■ **The task**:
Leave out every picture, then output exactly the lines between the ones holding "Generate a component" and "238, 236, 234];", inclusive, and nothing beyond them.

[Charts and diagrams as code]
##########
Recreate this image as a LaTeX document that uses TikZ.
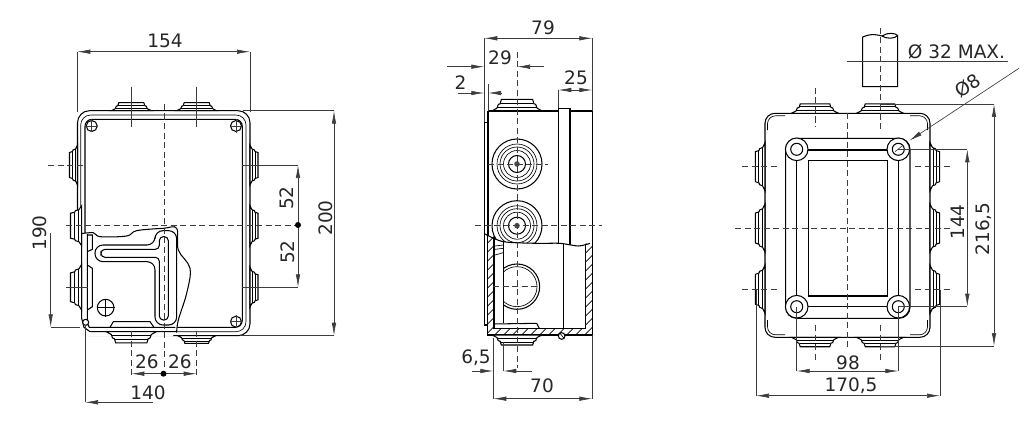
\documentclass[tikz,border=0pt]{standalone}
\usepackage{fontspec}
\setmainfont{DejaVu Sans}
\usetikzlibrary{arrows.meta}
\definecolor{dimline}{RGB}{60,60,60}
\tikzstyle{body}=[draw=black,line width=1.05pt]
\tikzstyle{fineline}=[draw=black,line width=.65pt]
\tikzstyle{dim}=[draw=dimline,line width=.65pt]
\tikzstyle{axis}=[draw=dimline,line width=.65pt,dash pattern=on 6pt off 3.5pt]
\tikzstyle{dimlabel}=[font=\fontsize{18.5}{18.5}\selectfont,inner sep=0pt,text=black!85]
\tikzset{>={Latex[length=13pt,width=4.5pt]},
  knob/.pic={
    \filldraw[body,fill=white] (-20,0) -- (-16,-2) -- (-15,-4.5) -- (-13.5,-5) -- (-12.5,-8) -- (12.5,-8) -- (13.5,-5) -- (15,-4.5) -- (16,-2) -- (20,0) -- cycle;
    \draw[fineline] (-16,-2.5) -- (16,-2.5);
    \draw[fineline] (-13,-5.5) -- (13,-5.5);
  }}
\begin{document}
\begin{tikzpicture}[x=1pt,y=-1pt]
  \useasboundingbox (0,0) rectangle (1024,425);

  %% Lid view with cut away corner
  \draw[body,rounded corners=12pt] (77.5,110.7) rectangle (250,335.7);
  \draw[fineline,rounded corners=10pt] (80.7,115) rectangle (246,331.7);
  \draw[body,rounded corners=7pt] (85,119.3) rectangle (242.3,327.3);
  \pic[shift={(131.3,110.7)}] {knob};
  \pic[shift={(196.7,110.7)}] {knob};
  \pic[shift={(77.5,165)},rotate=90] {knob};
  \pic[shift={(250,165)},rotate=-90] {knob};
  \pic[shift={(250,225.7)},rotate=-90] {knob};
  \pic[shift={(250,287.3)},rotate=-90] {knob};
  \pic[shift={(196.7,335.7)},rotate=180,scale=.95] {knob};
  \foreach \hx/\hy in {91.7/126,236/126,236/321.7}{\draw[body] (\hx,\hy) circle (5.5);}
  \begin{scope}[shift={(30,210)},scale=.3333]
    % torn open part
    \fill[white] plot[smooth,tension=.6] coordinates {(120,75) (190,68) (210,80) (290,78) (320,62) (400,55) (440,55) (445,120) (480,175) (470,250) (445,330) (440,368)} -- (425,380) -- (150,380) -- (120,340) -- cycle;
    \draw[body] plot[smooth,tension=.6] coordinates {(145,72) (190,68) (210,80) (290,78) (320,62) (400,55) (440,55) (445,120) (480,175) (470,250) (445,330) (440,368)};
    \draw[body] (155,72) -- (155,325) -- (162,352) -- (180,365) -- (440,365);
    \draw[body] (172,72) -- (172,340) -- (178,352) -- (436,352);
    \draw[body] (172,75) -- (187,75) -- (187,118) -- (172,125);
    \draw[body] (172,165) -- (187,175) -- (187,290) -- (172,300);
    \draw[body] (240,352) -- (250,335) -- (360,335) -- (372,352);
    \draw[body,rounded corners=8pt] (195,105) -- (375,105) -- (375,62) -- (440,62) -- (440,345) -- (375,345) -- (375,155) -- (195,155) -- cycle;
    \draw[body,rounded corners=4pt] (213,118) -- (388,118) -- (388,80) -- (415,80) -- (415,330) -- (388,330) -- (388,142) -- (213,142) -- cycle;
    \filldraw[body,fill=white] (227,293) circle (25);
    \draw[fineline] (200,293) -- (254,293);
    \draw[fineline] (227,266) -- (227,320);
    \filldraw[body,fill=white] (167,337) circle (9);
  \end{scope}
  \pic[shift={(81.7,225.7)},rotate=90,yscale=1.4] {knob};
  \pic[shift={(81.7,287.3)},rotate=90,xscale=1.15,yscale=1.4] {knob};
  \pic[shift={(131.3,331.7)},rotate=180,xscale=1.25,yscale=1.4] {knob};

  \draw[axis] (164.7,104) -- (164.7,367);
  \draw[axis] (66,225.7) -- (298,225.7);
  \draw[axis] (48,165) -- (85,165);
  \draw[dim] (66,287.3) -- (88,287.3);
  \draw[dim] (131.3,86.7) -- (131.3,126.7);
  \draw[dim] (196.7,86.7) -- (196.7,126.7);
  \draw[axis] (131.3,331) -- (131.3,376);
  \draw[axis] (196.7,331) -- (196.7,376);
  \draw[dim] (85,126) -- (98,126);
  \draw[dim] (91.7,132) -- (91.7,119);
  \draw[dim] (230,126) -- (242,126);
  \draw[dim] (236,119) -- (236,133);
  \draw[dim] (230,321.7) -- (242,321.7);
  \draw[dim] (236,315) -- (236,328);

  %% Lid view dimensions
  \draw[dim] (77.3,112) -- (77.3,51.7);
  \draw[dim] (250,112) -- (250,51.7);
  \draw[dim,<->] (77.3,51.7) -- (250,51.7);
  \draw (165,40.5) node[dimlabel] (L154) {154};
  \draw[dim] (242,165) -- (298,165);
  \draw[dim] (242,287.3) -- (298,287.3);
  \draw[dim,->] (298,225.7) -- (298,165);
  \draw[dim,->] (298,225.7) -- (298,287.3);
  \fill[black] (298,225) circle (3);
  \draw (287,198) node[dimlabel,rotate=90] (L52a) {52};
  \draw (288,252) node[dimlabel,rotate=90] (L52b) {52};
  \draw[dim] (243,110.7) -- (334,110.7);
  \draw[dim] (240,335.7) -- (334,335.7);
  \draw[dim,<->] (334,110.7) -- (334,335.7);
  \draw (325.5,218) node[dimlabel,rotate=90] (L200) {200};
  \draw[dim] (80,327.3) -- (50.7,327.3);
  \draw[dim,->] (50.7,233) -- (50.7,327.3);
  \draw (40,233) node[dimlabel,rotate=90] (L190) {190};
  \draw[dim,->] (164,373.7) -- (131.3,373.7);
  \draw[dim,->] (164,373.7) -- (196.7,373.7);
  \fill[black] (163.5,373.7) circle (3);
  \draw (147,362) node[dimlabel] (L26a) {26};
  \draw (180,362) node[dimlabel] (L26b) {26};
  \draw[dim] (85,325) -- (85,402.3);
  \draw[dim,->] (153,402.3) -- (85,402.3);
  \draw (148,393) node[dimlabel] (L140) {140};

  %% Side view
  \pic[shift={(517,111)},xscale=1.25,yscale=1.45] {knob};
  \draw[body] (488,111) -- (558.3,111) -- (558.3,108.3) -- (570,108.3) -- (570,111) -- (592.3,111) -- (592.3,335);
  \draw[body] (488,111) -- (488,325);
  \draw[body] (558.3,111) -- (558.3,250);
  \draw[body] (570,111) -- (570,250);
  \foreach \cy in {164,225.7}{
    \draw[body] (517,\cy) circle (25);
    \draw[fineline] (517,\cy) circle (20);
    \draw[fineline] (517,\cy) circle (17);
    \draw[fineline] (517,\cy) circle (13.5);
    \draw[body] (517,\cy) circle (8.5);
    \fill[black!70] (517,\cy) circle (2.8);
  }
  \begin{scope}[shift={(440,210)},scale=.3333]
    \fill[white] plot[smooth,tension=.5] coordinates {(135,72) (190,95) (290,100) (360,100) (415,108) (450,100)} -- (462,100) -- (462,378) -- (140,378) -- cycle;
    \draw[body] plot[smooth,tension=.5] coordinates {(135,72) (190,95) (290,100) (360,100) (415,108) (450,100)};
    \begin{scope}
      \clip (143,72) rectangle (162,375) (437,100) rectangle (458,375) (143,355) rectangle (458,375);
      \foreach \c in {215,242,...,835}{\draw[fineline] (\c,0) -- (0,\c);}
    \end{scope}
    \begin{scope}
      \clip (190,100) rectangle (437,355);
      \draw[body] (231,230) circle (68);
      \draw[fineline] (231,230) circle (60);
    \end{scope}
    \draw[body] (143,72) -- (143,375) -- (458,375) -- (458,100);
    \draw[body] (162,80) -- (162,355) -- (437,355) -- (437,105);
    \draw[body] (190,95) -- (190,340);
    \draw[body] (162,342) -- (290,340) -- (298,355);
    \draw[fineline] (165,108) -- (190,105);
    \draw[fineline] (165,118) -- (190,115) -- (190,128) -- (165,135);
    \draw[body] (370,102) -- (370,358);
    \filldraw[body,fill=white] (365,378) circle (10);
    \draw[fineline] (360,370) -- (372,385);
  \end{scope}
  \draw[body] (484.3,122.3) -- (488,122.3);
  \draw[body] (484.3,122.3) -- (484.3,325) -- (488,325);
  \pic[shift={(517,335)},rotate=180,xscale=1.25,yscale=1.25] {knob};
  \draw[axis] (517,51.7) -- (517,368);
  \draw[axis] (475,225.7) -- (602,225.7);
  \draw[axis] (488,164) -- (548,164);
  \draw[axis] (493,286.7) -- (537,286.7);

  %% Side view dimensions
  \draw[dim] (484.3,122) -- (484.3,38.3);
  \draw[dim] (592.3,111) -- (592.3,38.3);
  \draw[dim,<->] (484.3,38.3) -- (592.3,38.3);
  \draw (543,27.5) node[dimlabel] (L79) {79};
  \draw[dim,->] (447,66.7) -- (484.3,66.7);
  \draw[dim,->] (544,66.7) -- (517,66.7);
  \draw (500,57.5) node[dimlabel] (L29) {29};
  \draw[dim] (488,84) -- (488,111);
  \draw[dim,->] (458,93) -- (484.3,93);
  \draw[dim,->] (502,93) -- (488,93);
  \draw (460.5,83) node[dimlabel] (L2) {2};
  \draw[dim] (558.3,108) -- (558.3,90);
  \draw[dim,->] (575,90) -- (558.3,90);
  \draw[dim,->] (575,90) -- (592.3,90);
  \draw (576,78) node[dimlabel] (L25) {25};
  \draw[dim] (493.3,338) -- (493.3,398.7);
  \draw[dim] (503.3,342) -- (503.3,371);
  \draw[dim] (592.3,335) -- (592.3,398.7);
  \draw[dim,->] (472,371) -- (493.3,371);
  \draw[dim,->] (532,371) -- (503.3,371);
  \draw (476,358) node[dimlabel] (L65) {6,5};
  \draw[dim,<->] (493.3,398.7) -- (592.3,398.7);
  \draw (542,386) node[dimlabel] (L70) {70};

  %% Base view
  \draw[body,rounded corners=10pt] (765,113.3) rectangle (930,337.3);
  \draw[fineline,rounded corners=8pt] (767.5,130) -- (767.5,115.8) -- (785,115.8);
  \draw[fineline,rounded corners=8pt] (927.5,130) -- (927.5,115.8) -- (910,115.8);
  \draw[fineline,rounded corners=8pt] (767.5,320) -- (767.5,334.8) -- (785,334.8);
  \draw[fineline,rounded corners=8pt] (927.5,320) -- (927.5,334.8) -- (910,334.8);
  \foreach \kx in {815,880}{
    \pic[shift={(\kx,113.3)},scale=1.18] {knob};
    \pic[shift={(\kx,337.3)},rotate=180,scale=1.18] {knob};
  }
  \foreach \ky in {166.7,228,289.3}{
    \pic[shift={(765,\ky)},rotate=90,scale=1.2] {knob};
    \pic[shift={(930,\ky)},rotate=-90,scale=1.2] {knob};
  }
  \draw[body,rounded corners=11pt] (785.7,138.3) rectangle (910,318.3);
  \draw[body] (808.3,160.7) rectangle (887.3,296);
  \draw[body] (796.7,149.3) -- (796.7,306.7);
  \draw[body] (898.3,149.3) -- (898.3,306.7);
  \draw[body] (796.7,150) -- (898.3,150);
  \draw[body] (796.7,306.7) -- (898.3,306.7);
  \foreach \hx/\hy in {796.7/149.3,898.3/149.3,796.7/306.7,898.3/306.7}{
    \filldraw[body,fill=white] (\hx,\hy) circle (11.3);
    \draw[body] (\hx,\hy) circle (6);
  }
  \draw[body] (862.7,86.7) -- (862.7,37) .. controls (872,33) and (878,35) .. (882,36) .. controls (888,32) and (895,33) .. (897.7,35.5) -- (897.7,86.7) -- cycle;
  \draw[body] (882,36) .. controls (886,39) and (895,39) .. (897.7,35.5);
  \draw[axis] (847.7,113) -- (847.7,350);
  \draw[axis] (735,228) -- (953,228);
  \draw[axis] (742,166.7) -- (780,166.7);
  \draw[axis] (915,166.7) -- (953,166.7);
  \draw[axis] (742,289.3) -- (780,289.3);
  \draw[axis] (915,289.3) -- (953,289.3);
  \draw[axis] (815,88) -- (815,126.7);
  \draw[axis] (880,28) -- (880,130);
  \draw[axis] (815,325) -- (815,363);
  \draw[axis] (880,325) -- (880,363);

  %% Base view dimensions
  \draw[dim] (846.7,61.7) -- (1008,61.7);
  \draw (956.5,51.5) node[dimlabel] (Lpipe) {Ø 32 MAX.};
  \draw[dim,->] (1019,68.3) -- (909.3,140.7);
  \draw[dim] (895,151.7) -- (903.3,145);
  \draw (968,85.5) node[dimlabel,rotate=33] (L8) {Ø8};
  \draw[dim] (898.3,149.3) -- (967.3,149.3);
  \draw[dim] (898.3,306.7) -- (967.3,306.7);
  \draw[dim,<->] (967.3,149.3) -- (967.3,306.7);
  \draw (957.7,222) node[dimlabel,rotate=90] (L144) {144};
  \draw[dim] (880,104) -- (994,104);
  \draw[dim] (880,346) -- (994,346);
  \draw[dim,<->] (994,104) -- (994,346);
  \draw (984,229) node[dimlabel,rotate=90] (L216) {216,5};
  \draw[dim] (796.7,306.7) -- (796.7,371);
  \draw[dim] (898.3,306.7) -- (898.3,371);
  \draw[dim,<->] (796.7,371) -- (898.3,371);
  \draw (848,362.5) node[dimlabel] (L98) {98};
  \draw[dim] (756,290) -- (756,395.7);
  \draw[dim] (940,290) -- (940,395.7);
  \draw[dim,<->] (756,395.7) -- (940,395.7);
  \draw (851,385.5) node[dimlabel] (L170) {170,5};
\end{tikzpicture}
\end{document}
##########
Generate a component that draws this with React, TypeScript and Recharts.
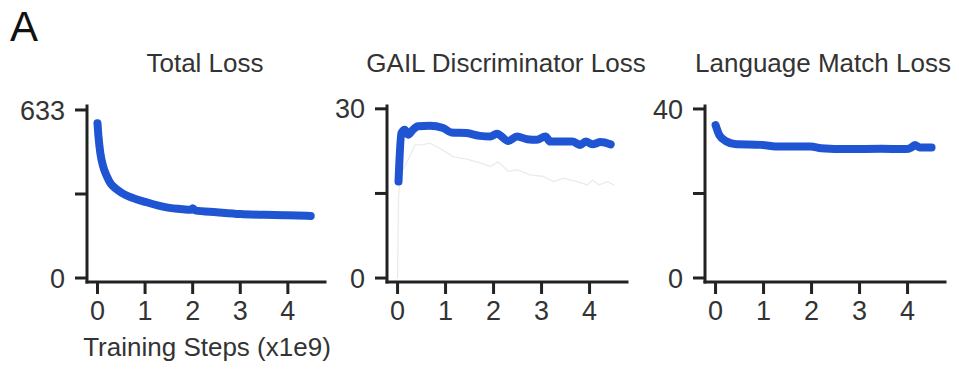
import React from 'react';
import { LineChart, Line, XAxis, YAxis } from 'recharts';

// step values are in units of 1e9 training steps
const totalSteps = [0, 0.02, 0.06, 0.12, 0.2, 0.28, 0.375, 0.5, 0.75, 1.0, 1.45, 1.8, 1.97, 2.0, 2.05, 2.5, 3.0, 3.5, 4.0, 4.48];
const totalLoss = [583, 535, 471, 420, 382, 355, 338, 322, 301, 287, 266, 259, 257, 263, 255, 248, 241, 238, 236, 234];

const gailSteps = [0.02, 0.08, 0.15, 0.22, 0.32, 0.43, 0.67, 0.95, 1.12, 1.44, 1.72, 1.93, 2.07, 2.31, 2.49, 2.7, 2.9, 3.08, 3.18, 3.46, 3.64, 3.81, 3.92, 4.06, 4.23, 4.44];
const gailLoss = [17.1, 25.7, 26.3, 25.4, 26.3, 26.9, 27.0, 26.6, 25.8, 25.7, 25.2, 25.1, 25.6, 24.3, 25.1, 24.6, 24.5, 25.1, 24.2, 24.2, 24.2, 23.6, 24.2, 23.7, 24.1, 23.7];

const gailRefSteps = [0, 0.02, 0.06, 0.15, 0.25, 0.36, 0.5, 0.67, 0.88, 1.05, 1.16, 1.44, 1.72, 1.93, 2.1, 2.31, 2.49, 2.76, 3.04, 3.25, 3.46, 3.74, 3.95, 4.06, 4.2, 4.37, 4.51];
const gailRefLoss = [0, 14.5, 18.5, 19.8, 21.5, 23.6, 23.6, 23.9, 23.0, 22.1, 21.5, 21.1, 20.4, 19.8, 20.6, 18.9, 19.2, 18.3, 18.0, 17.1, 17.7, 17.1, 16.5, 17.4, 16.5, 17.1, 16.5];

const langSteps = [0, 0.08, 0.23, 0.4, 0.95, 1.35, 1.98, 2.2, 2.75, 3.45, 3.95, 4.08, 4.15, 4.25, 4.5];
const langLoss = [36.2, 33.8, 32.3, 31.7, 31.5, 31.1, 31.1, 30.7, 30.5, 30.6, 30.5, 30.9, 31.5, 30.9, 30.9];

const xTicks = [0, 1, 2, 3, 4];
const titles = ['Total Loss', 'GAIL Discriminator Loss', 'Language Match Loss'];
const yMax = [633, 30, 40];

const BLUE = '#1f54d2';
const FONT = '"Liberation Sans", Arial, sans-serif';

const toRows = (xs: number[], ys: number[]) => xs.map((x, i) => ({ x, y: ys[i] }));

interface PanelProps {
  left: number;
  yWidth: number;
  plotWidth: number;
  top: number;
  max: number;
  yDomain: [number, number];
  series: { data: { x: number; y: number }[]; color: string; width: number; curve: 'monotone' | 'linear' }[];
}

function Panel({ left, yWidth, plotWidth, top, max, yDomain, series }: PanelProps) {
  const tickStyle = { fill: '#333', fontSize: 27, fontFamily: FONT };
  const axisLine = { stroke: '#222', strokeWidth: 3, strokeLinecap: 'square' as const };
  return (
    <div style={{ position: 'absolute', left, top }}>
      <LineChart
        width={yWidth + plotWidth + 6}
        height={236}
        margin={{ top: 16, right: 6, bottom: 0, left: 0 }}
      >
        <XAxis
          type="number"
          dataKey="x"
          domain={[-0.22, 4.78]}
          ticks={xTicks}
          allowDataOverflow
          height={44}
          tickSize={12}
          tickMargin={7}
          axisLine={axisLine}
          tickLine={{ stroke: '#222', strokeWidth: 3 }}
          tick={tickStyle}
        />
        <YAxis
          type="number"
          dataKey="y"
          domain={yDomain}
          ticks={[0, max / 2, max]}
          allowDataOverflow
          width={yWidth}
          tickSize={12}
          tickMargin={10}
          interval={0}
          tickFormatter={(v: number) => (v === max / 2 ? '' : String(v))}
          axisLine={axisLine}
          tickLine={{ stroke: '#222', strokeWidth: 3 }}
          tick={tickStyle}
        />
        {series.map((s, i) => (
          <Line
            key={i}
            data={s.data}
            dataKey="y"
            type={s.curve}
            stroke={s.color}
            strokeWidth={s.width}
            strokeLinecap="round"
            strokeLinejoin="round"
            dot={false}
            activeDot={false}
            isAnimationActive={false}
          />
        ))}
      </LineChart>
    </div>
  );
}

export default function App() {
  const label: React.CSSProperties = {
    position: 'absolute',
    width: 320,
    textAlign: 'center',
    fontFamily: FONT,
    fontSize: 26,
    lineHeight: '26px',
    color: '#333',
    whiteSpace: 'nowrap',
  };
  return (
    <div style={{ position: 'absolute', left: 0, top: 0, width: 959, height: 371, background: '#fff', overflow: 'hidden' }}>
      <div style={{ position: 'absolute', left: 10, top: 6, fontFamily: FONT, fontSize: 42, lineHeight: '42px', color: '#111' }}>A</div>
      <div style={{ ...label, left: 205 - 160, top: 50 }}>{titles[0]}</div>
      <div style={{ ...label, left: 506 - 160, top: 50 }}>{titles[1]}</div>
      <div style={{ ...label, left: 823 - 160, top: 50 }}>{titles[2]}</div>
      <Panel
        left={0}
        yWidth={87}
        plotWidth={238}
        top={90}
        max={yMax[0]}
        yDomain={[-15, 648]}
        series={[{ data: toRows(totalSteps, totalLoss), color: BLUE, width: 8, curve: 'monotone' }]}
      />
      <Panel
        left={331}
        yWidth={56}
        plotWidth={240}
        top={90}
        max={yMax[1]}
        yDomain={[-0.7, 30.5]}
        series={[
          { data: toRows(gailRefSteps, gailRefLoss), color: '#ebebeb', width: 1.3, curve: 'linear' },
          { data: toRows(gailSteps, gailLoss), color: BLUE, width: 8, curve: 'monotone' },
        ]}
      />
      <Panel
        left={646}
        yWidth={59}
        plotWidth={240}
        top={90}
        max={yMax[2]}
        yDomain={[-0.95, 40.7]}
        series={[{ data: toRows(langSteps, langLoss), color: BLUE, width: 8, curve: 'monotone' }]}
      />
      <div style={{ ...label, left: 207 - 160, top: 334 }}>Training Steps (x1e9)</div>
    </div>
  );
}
##########
■ **Correct result**:
Generate a component that draws this with React, TypeScript and Recharts.
import React from 'react';
import { LineChart, Line, XAxis, YAxis } from 'recharts';

// step values are in units of 1e9 training steps
const totalSteps = [0, 0.02, 0.06, 0.12, 0.2, 0.28, 0.375, 0.5, 0.75, 1.0, 1.45, 1.8, 1.97, 2.0, 2.05, 2.5, 3.0, 3.5, 4.0, 4.48];
const totalLoss = [583, 535, 471, 420, 382, 355, 338, 322, 301, 287, 266, 259, 257, 263, 255, 248, 241, 238, 236, 234];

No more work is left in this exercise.